┌──

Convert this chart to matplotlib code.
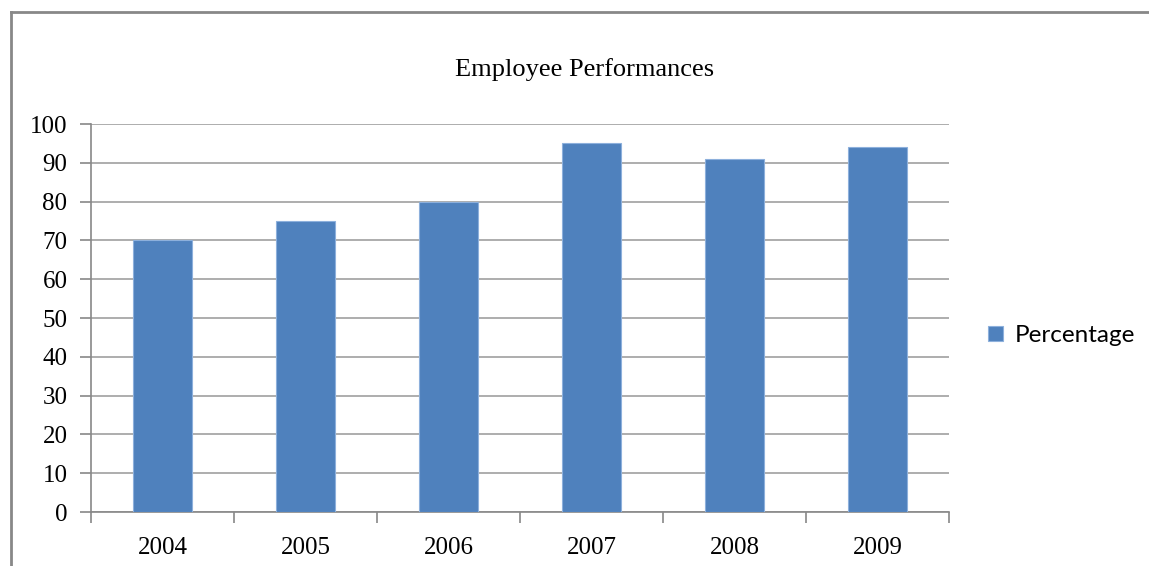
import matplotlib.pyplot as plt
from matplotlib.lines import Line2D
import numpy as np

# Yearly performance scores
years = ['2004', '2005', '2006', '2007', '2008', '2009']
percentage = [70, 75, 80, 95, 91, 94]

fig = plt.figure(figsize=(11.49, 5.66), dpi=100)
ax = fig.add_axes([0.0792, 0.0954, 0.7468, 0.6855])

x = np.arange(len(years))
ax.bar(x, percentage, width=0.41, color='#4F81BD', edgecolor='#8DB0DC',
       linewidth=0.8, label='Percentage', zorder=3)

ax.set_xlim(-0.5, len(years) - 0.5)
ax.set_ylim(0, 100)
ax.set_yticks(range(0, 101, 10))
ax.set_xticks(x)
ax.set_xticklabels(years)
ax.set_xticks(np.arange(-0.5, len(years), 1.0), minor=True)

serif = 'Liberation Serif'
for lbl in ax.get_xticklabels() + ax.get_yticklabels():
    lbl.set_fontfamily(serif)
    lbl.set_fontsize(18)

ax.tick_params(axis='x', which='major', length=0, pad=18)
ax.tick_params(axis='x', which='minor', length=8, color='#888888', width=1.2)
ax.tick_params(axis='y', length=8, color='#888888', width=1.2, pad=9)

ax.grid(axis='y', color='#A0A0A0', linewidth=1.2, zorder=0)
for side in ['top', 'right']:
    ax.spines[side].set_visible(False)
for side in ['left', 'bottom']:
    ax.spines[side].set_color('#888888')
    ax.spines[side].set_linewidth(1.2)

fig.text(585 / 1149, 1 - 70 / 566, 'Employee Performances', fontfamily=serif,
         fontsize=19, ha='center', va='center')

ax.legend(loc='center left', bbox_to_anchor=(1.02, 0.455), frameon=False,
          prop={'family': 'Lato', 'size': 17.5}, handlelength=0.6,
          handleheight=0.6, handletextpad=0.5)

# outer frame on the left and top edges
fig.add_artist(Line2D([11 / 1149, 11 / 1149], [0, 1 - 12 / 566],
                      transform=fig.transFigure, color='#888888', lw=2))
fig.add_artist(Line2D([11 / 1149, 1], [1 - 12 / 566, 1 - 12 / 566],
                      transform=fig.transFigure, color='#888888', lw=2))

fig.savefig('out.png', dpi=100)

└──
┌──

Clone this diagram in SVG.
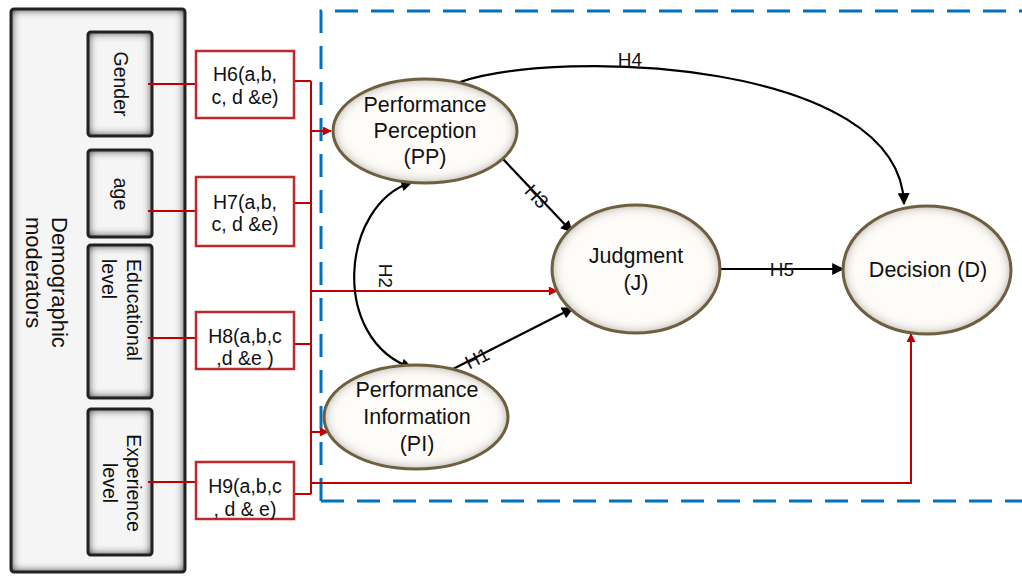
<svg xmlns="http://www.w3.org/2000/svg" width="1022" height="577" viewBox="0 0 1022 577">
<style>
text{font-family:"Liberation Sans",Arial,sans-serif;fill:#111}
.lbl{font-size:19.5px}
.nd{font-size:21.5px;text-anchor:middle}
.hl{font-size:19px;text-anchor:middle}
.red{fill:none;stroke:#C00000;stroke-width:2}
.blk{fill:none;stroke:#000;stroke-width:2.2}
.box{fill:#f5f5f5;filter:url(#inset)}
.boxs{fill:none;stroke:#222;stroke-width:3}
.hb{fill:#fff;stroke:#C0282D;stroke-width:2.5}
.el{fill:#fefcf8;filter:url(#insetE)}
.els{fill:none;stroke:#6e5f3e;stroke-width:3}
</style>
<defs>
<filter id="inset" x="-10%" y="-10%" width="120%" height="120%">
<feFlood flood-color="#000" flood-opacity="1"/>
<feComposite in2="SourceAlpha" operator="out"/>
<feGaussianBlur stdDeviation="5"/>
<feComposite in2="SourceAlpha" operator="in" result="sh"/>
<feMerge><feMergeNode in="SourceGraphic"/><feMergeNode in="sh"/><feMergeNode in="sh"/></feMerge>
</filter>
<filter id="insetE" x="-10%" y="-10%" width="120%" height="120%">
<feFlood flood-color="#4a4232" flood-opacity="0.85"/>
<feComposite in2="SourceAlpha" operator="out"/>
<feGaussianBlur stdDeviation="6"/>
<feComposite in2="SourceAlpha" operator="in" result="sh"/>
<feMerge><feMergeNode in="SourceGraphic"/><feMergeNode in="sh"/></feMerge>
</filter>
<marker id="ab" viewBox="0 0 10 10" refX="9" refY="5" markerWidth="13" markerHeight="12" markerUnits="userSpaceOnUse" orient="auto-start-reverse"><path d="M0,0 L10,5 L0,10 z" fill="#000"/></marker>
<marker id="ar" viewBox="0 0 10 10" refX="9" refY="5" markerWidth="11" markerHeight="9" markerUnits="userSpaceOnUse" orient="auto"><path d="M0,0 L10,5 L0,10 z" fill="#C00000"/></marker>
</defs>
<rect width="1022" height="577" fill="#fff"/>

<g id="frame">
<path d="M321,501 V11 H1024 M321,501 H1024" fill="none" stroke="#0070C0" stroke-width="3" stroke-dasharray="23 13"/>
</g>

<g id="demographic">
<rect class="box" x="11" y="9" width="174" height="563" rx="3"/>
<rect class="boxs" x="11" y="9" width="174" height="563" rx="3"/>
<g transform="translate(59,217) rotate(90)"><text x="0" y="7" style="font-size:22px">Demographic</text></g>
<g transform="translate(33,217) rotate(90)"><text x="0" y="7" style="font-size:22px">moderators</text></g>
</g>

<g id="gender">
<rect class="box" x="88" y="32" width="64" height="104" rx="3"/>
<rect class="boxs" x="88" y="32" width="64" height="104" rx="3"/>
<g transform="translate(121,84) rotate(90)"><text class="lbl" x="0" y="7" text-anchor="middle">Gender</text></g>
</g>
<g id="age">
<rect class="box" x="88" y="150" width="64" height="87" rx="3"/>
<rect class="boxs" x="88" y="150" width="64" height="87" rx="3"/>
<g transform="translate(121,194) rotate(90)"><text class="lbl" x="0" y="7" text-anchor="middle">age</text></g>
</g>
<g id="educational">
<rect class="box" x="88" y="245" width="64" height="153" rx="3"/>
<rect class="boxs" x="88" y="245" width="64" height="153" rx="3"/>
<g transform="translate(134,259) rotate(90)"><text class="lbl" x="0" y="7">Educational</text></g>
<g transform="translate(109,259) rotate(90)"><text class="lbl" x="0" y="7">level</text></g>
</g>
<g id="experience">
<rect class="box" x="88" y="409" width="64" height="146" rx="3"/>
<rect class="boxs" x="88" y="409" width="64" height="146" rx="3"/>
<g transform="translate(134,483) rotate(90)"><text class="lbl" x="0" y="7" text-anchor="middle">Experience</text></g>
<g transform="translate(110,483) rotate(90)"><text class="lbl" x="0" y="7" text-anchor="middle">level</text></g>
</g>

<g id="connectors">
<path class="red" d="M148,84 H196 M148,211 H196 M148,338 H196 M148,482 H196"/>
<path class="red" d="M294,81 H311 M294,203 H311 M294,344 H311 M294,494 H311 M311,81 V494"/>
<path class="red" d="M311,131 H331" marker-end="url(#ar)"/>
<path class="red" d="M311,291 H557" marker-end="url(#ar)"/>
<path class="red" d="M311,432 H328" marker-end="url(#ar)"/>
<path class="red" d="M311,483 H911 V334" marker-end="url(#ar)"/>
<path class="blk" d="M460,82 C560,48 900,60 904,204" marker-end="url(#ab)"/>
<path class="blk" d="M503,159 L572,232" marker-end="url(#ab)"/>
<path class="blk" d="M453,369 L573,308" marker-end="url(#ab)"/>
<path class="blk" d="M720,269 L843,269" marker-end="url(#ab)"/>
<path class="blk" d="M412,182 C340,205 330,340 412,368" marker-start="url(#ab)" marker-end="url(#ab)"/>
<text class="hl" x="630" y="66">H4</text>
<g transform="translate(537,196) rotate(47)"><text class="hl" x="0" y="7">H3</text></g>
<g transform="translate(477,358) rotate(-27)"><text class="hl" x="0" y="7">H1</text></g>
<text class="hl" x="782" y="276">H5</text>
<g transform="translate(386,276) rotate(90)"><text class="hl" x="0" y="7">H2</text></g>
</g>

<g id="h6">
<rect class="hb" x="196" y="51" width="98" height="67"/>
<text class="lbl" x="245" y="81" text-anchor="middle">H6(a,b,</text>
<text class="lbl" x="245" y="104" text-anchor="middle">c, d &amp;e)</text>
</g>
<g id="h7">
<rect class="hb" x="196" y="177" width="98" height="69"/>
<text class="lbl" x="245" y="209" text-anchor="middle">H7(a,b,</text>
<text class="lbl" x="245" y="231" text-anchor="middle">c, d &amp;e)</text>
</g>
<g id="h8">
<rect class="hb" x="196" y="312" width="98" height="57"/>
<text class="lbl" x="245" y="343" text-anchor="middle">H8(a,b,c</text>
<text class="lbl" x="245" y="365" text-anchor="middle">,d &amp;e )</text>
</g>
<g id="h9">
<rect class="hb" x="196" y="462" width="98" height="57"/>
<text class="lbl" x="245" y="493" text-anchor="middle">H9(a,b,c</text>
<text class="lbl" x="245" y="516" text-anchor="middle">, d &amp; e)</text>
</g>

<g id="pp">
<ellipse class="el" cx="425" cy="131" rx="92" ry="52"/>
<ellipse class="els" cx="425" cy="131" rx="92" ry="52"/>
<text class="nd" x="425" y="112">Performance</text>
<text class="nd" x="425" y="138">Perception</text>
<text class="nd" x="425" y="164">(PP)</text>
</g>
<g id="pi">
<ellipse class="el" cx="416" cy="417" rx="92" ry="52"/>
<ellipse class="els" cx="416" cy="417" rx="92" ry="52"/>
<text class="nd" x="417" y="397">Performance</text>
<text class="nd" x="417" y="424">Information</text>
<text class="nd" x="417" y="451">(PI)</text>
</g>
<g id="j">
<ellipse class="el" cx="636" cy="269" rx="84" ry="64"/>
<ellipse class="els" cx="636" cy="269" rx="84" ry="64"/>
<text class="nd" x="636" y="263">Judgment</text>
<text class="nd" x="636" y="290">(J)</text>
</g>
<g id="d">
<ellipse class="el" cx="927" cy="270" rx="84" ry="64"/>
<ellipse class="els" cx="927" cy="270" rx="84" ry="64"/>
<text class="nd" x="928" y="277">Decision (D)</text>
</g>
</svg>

└──

THE REQUEST |
Starting at the line that contains "Convert this chart to matplotlib code." and ending at the line that contains "fig.savefig('out.png', dpi=100)", give the lines again exactly. Do not include the pictures.

ANSWER |
Convert this chart to matplotlib code.
import matplotlib.pyplot as plt
from matplotlib.lines import Line2D
import numpy as np

# Yearly performance scores
years = ['2004', '2005', '2006', '2007', '2008', '2009']
percentage = [70, 75, 80, 95, 91, 94]

fig = plt.figure(figsize=(11.49, 5.66), dpi=100)
ax = fig.add_axes([0.0792, 0.0954, 0.7468, 0.6855])

x = np.arange(len(years))
ax.bar(x, percentage, width=0.41, color='#4F81BD', edgecolor='#8DB0DC',
       linewidth=0.8, label='Percentage', zorder=3)

ax.set_xlim(-0.5, len(years) - 0.5)
ax.set_ylim(0, 100)
ax.set_yticks(range(0, 101, 10))
ax.set_xticks(x)
ax.set_xticklabels(years)
ax.set_xticks(np.arange(-0.5, len(years), 1.0), minor=True)

serif = 'Liberation Serif'
for lbl in ax.get_xticklabels() + ax.get_yticklabels():
    lbl.set_fontfamily(serif)
    lbl.set_fontsize(18)

ax.tick_params(axis='x', which='major', length=0, pad=18)
ax.tick_params(axis='x', which='minor', length=8, color='#888888', width=1.2)
ax.tick_params(axis='y', length=8, color='#888888', width=1.2, pad=9)

ax.grid(axis='y', color='#A0A0A0', linewidth=1.2, zorder=0)
for side in ['top', 'right']:
    ax.spines[side].set_visible(False)
for side in ['left', 'bottom']:
    ax.spines[side].set_color('#888888')
    ax.spines[side].set_linewidth(1.2)

fig.text(585 / 1149, 1 - 70 / 566, 'Employee Performances', fontfamily=serif,
         fontsize=19, ha='center', va='center')

ax.legend(loc='center left', bbox_to_anchor=(1.02, 0.455), frameon=False,
          prop={'family': 'Lato', 'size': 17.5}, handlelength=0.6,
          handleheight=0.6, handletextpad=0.5)

# outer frame on the left and top edges
fig.add_artist(Line2D([11 / 1149, 11 / 1149], [0, 1 - 12 / 566],
                      transform=fig.transFigure, color='#888888', lw=2))
fig.add_artist(Line2D([11 / 1149, 1], [1 - 12 / 566, 1 - 12 / 566],
                      transform=fig.transFigure, color='#888888', lw=2))

fig.savefig('out.png', dpi=100)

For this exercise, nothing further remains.